The standalone app is not technically dead. You can still buy software that installs locally, runs offline, and doesn’t phone home. But the commercial incentives have shifted so aggressively toward subscription and platform lock-in that new standalone apps are increasingly rare, and existing ones are under constant pressure to convert.
The Platform Trap
What’s replaced the standalone app isn’t just a subscription - it’s a platform with an app inside it. You don’t buy a PDF editor anymore; you subscribe to a document workflow suite that happens to include PDF editing. You don’t buy a to-do list app; you get a productivity ecosystem with tasks as one feature among twenty.
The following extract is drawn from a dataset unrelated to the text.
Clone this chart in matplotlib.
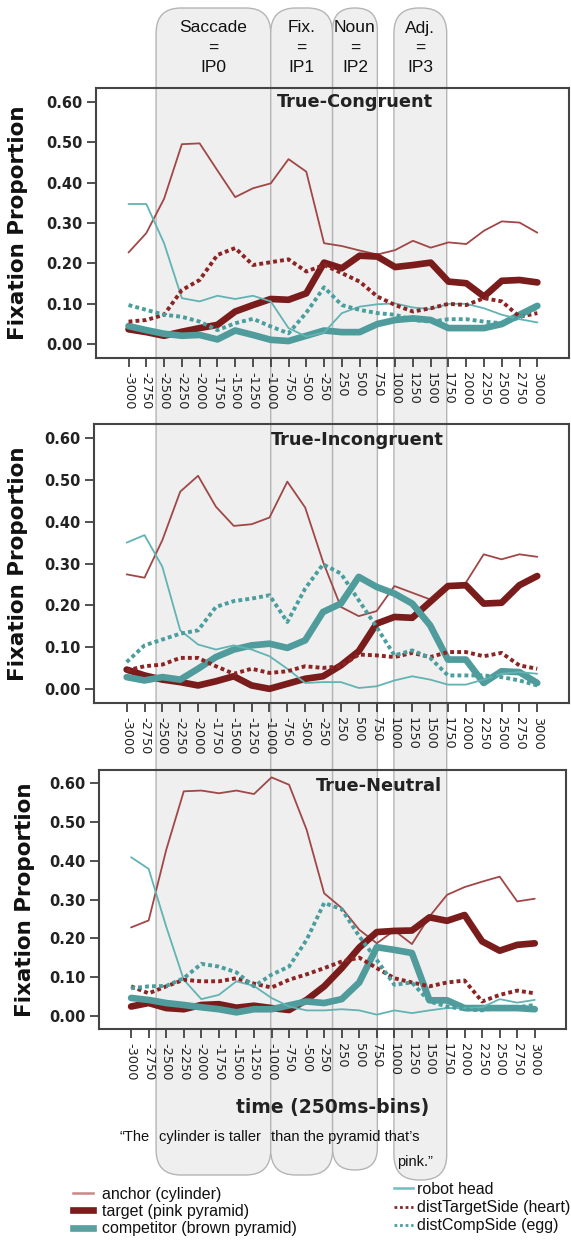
import matplotlib
matplotlib.use('Agg')
import matplotlib.pyplot as plt
from matplotlib.patches import FancyBboxPatch
from matplotlib.lines import Line2D
import numpy as np

# 250 ms bins around sentence onset
bins = [-3000, -2750, -2500, -2250, -2000, -1750, -1500, -1250, -1000, -750, -500, -250,
        250, 500, 750, 1000, 1250, 1500, 1750, 2000, 2250, 2500, 2750, 3000]
bin_labels = [str(b) for b in bins]
conditions = ['True-Congruent', 'True-Incongruent', 'True-Neutral']

# True-Congruent
anchor_cong = [0.227, 0.275, 0.36, 0.495, 0.497, 0.43, 0.364, 0.386, 0.398, 0.458, 0.427, 0.25,
               0.243, 0.232, 0.222, 0.233, 0.256, 0.239, 0.252, 0.248, 0.281, 0.304, 0.301, 0.276]
target_cong = [0.037, 0.030, 0.021, 0.031, 0.040, 0.048, 0.081, 0.097, 0.112, 0.110, 0.126, 0.202,
               0.188, 0.219, 0.217, 0.191, 0.196, 0.202, 0.155, 0.151, 0.118, 0.157, 0.159, 0.153]
comp_cong = [0.045, 0.035, 0.026, 0.021, 0.023, 0.012, 0.034, 0.023, 0.011, 0.008, 0.021, 0.034,
             0.030, 0.030, 0.050, 0.060, 0.064, 0.060, 0.040, 0.040, 0.040, 0.050, 0.073, 0.095]
robot_cong = [0.347, 0.347, 0.25, 0.114, 0.106, 0.120, 0.112, 0.120, 0.106, 0.040, 0.019, 0.029,
              0.077, 0.093, 0.099, 0.101, 0.091, 0.087, 0.100, 0.100, 0.089, 0.073, 0.062, 0.054]
dtarg_cong = [0.056, 0.060, 0.073, 0.134, 0.159, 0.221, 0.238, 0.196, 0.203, 0.210, 0.180, 0.196,
              0.176, 0.155, 0.118, 0.097, 0.081, 0.089, 0.100, 0.097, 0.114, 0.106, 0.068, 0.077]
dcomp_cong = [0.097, 0.085, 0.073, 0.068, 0.056, 0.035, 0.052, 0.063, 0.044, 0.027, 0.078, 0.141,
              0.097, 0.085, 0.077, 0.073, 0.060, 0.056, 0.062, 0.062, 0.056, 0.052, 0.066, 0.091]

# True-Incongruent
anchor_incg = [0.274, 0.266, 0.356, 0.472, 0.510, 0.436, 0.390, 0.394, 0.410, 0.496, 0.434, 0.304,
               0.196, 0.174, 0.186, 0.246, 0.230, 0.214, 0.248, 0.254, 0.322, 0.310, 0.322, 0.316]
target_incg = [0.046, 0.032, 0.022, 0.016, 0.008, 0.018, 0.030, 0.008, 0.000, 0.012, 0.024, 0.030,
               0.056, 0.090, 0.156, 0.172, 0.170, 0.208, 0.246, 0.248, 0.204, 0.206, 0.248, 0.270]
comp_incg = [0.028, 0.020, 0.028, 0.022, 0.048, 0.076, 0.094, 0.104, 0.108, 0.098, 0.116, 0.184,
             0.204, 0.268, 0.244, 0.228, 0.204, 0.152, 0.070, 0.070, 0.014, 0.042, 0.040, 0.014]
robot_incg = [0.350, 0.368, 0.292, 0.140, 0.106, 0.094, 0.104, 0.094, 0.078, 0.048, 0.014, 0.016,
              0.016, 0.002, 0.006, 0.020, 0.030, 0.022, 0.010, 0.010, 0.022, 0.036, 0.040, 0.036]
dtarg_incg = [0.044, 0.054, 0.058, 0.074, 0.074, 0.054, 0.036, 0.048, 0.038, 0.042, 0.054, 0.050,
              0.054, 0.082, 0.080, 0.076, 0.086, 0.076, 0.088, 0.088, 0.078, 0.086, 0.056, 0.048]
dcomp_incg = [0.064, 0.104, 0.118, 0.132, 0.140, 0.196, 0.210, 0.216, 0.224, 0.160, 0.240, 0.298,
              0.276, 0.212, 0.148, 0.080, 0.092, 0.074, 0.032, 0.032, 0.032, 0.028, 0.020, 0.008]

# True-Neutral
anchor_neut = [0.228, 0.246, 0.428, 0.579, 0.581, 0.574, 0.581, 0.572, 0.615, 0.596, 0.480, 0.316,
               0.278, 0.222, 0.187, 0.220, 0.185, 0.256, 0.312, 0.332, 0.346, 0.359, 0.295, 0.302]
target_neut = [0.024, 0.033, 0.020, 0.017, 0.028, 0.030, 0.021, 0.026, 0.020, 0.015, 0.041, 0.076,
               0.123, 0.176, 0.216, 0.219, 0.220, 0.254, 0.245, 0.260, 0.192, 0.168, 0.183, 0.187]
comp_neut = [0.046, 0.041, 0.033, 0.028, 0.022, 0.017, 0.009, 0.017, 0.017, 0.027, 0.037, 0.033,
             0.043, 0.086, 0.177, 0.170, 0.162, 0.040, 0.040, 0.020, 0.020, 0.020, 0.020, 0.017]
robot_neut = [0.409, 0.379, 0.23, 0.093, 0.043, 0.054, 0.089, 0.077, 0.046, 0.024, 0.014, 0.014,
              0.017, 0.014, 0.003, 0.014, 0.007, 0.014, 0.020, 0.020, 0.022, 0.043, 0.034, 0.041]
dtarg_neut = [0.076, 0.058, 0.076, 0.093, 0.089, 0.089, 0.097, 0.083, 0.073, 0.093, 0.107, 0.123,
              0.140, 0.150, 0.123, 0.097, 0.086, 0.076, 0.086, 0.091, 0.037, 0.054, 0.065, 0.058]
dcomp_neut = [0.071, 0.076, 0.077, 0.097, 0.134, 0.127, 0.112, 0.076, 0.106, 0.127, 0.196, 0.291,
              0.275, 0.205, 0.144, 0.080, 0.086, 0.037, 0.024, 0.017, 0.014, 0.022, 0.022, 0.028]

series_names = ['anchor (cylinder)', 'target (pink pyramid)', 'competitor (brown pyramid)',
                'robot head', 'distTargetSide (heart)', 'distCompSide (egg)']
panel_data = [
    [anchor_cong, target_cong, comp_cong, robot_cong, dtarg_cong, dcomp_cong],
    [anchor_incg, target_incg, comp_incg, robot_incg, dtarg_incg, dcomp_incg],
    [anchor_neut, target_neut, comp_neut, robot_neut, dtarg_neut, dcomp_neut],
]

# interest periods, in bin-index units of the x axis
ip_names = ['Saccade', 'Fix.', 'Noun', 'Adj.']
ip_codes = ['IP0', 'IP1', 'IP2', 'IP3']
ip_start = [1.55, 8.0, 11.48, 14.93]
ip_end = [8.0, 11.48, 14.0, 17.9]
ip_bottom = [1175, 1175, 1170, 1180]

styles = [
    dict(color='#a04747', lw=1.3, ls='-'),
    dict(color='#7a1c1c', lw=4.8, ls='-'),
    dict(color='#509c9c', lw=4.8, ls='-'),
    dict(color='#62b3b3', lw=1.3, ls='-'),
    dict(color='#8c2424', lw=2.8, ls=(0, (1, 0.8))),
    dict(color='#4a9e9e', lw=2.8, ls=(0, (1, 0.8))),
]

W, H = 571, 1241
fig = plt.figure(figsize=(W / 100, H / 100), dpi=100)

bg = fig.add_axes([0, 0, 1, 1], zorder=0)
bg.set_xlim(0, W)
bg.set_ylim(H, 0)
bg.axis('off')

# panel boxes in pixels: left, top, right, bottom
boxes = [(96, 88, 569, 358), (94, 424, 569, 703), (99, 770, 566, 1029)]
title_pos = [(355, 102), (357, 440), (379, 786)]
ylab_right = [28, 28, 35]

x = np.arange(len(bins))
axes = []
for k, (l, t, r, b) in enumerate(boxes):
    ax = fig.add_axes([l / W, 1 - b / H, (r - l) / W, (b - t) / H], zorder=2)
    ax.set_facecolor('none')
    for vals, st in zip(panel_data[k], styles):
        ax.plot(x, vals, color=st['color'], lw=st['lw'], ls=st['ls'],
                solid_joinstyle='round', solid_capstyle='round', dash_capstyle='butt')
    ax.set_xlim(-1.83, 24.78)
    ax.set_ylim(-0.034, 0.634)
    ax.set_yticks(np.arange(0, 0.61, 0.1))
    ax.set_yticklabels(['%.2f' % v for v in np.arange(0, 0.61, 0.1)],
                       fontsize=10.5, fontweight='bold', color='#222')
    ax.set_xticks(x)
    ax.set_xticklabels(bin_labels, rotation=-90, fontsize=9.3, color='#222')
    ax.tick_params(axis='both', direction='out', length=6.5, width=1.2, color='#333')
    ax.tick_params(axis='x', pad=3.5)
    ax.tick_params(axis='y', pad=3)
    for sp in ax.spines.values():
        sp.set_color('#444')
        sp.set_linewidth(1.5)
    ax.set_ylabel('Fixation Proportion', fontsize=15.5, fontweight='bold', color='#111')
    ax.yaxis.set_label_coords((ylab_right[k] - l) / (r - l), 0.5)
    tx, ty = title_pos[k]
    ax.text((tx - l) / (r - l), (b - ty) / (b - t), conditions[k], transform=ax.transAxes,
            ha='center', va='center', fontsize=12.8, fontweight='bold', color='#222')
    axes.append(ax)

# interest-period tabs, spanning all three panels
for name, code, s, e, bot in zip(ip_names, ip_codes, ip_start, ip_end, ip_bottom):
    x0 = axes[0].transData.transform((s, 0))[0]
    x1 = axes[0].transData.transform((e, 0))[0]
    top = 8
    rad = min(25, (x1 - x0) / 2 - 0.5)
    bg.add_patch(FancyBboxPatch((x0, top), x1 - x0, bot - top,
                                boxstyle='round,pad=0,rounding_size=%g' % rad,
                                facecolor='#efefef', edgecolor='#b5b5b5', lw=1.0))
    cx = (x0 + x1) / 2
    for txt, yy in zip([name, '=', code], [28, 48, 67]):
        bg.text(cx, yy, txt, ha='center', va='center', fontsize=12.5,
                family='Liberation Sans', color='#111')

bg.text(333, 1108, 'time (250ms-bins)', ha='center', va='center', fontsize=13.5,
        fontweight='bold', color='#222')

sent_kw = dict(va='center', fontsize=10.5, family='Liberation Sans', color='#111')
bg.text(119, 1137, '\u201cThe', ha='left', **sent_kw)
bg.text(159, 1137, 'cylinder is taller', ha='left', **sent_kw)
bg.text(271, 1137, 'than the pyramid that\u2019s', ha='left', **sent_kw)
bg.text(433, 1162, 'pink.\u201d', ha='right', **sent_kw)

legend_colors = ['#c98787', '#7a1c1c', '#5aa0a0', '#6cc0c0', '#8c2424', '#4a9e9e']
handles = []
for st, c in zip(styles, legend_colors):
    lw = st['lw'] if st['lw'] > 3 else (1.8 if st['ls'] == '-' else 2.0)
    handles.append(Line2D([], [], color=c, lw=lw, ls='-' if st['ls'] == '-' else (0, (1, 1))))

leg_kw = dict(frameon=False, loc='upper left', bbox_transform=fig.transFigure,
              borderpad=0, borderaxespad=0,
              prop={'family': 'Liberation Sans', 'size': 11.5})
leg1 = fig.legend(handles[:3], series_names[:3], bbox_to_anchor=(72.7 / W, 1 - 1186.5 / H),
                  handlelength=1.29, handletextpad=0.52, labelspacing=0.15, **leg_kw)
leg2 = fig.legend(handles[3:], series_names[3:], bbox_to_anchor=(394.3 / W, 1 - 1182 / H),
                  handlelength=1.15, handletextpad=0.27, labelspacing=0.2, **leg_kw)
for lg in (leg1, leg2):
    for t in lg.get_texts():
        t.set_color('#111')

fig.savefig('out.png', dpi=100)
This matters because the economics of platforms reward breadth over depth. A platform needs to justify its monthly fee by appearing indispensable across multiple use cases. That means shipping features constantly, whether users want them or not, and making the product harder to leave by integrating everything together. Complexity is the point. The switching cost is the product.
The user who just wanted a PDF editor now owns nothing and rents access to a bloated suite they use at 15% capacity.

What Got Lost
Perpetual software had a specific quality that’s easy to undervalue until it’s gone: it stayed the same. You could buy a version of Photoshop in 2008 and it would still open your files in 2015 exactly as you left them. There was no forced update that redesigned the interface, no deprecation notice, no price hike buried in an email.
That stability was also good for professionals who needed predictable costs. A freelance designer could budget software as a capital expense, not an ongoing operational one.
Nobody Is Coming to Fix This
The open-source ecosystem offers partial relief - GIMP, Inkscape, LibreOffice - but these tools have never closed the gap with commercial alternatives in ways that most professional users find acceptable. They’re good software that most people don’t use for their primary work.
The market has spoken, and it said it prefers subscriptions, or at least tolerates them enough that the industry has no reason to reverse course. The standalone app era didn’t end with a fight. It just quietly stopped being the default.